Les lieux et leur âme… Et que ne raconte-t-on pas au sujet des bateaux ?! Hantés… Maudits… Le jeune réalisateur Noah Teichner, né aux Etats-Unis en 1987, mais installé en France depuis plusieurs années déjà, se penche sur le destin fascinant d’un paquebot, Le Buford, vers lequel l’ont reconduit les écrits politiques d’Alexander Berkman (21 novembre 1870, Vilnius - 28 juin 1936, Nice), et notamment Le Mythe bolchevik - Journal 1920-1922 (1925). Le militant anarchiste, immigré aux Etats-Unis en 1887, retrace dans ce texte l’expulsion dont il fit l’objet, en compagnie de deux cent quarante-huit autres révolutionnaires d’origine russe, parmi lesquels Emma Goldman (27 juin 1869, Kowno, Lituanie, alors dans l’Empire Russe - 14 mai 1940, Toronto), la compagne de lutte et de toujours. L’anarchiste féministe avait émigré vers les Etats-Unis en 1885, et narre son existence passionnante et mouvementée dans Vivre ma vie. Une anarchiste au temps des révolutions (1931).
S’appuyant principalement sur le témoignage de ces deux textes, mais aussi sur des documents d’archives (films, photographies, extraits de journaux, manuscrits, lettres…), et au moyen d’une utilisation non monotone de l’écran divisé, Noah Teichner instruit le parallèle entre cet effet de la Première Peur Rouge (First Red Scare) qui se manifesta aux USA en 1917-1920 , et la résurrection inattendue que connut ce paquebot qui tenait mal la mer et roulait beaucoup, lorsque Fred Gabourie, directeur technique, le découvrit à demi abandonné et convainquit Buster Keaton de le prendre pour objet de son prochain film. Allait ainsi naître, en 1924, The Navigator (La Croisière du Navigator), par Buster Keaton lui-même et Donald Crisp. En un jeu subtil de montage, le réalisateur, ici secondé par Emmanuel Falguières, relate la traversée vers la Russie, via la Finlande, de ces deux cent quarante-neuf anarchistes, leurs conditions de vie lamentables mais aussi l’espoir qui les habitait, lors de ce retour vers leur pays d’origine. Raison pour laquelle ce mauvais bateau, sur lequel ils furent embarqués de force en décembre 1919, fut renommé « L’Arche soviétique ». Les images extraites de The Navigator offrent à la fois une illustration et un singulier contraste aux témoignages apparaissant sur l’autre partie de l’écran. Sorte de navigation filmique gauche et claudicante, qui illustre parfaitement, en réalité, la traversée dont les révolutionnaires firent l’expérience. Comme pour expliciter cette infirmité, une étrange musique accompagne cette narration très documentée : une série de 78 tours de l’époque que le générique final présente brièvement un à un, mais dont les microsillons délivrent une musique assez fantomatique, parce que restituée au ralenti. Une lenteur qui contredit, en un nouveau décalage humoristique, le rythme plutôt saccadé et légèrement accéléré des films muets d’alors.

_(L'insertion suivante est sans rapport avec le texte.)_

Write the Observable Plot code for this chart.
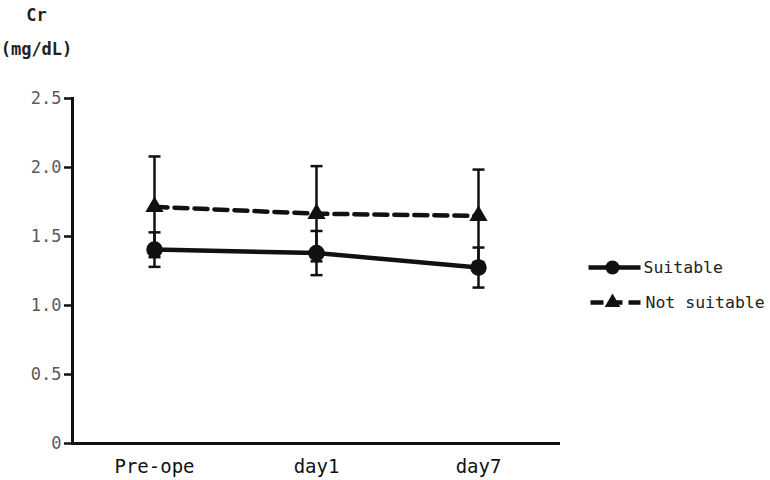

On l’aura compris, Navigators est un film exigeant, hautement singulier, et qui ne vise pas les foules mangeuses de popcorn, shootées aux effets spéciaux. Mais il exhume du passé deux fantômes, un bateau outil de déportation back home et un bateau support de burlesque, qu’il fait se rencontrer et même se retrouver d’autant plus volontiers qu’ils forment en réalité un seul et même navire, rendant aux Etats-Unis un pan relativement méconnu de leur Histoire politique et cinématographique.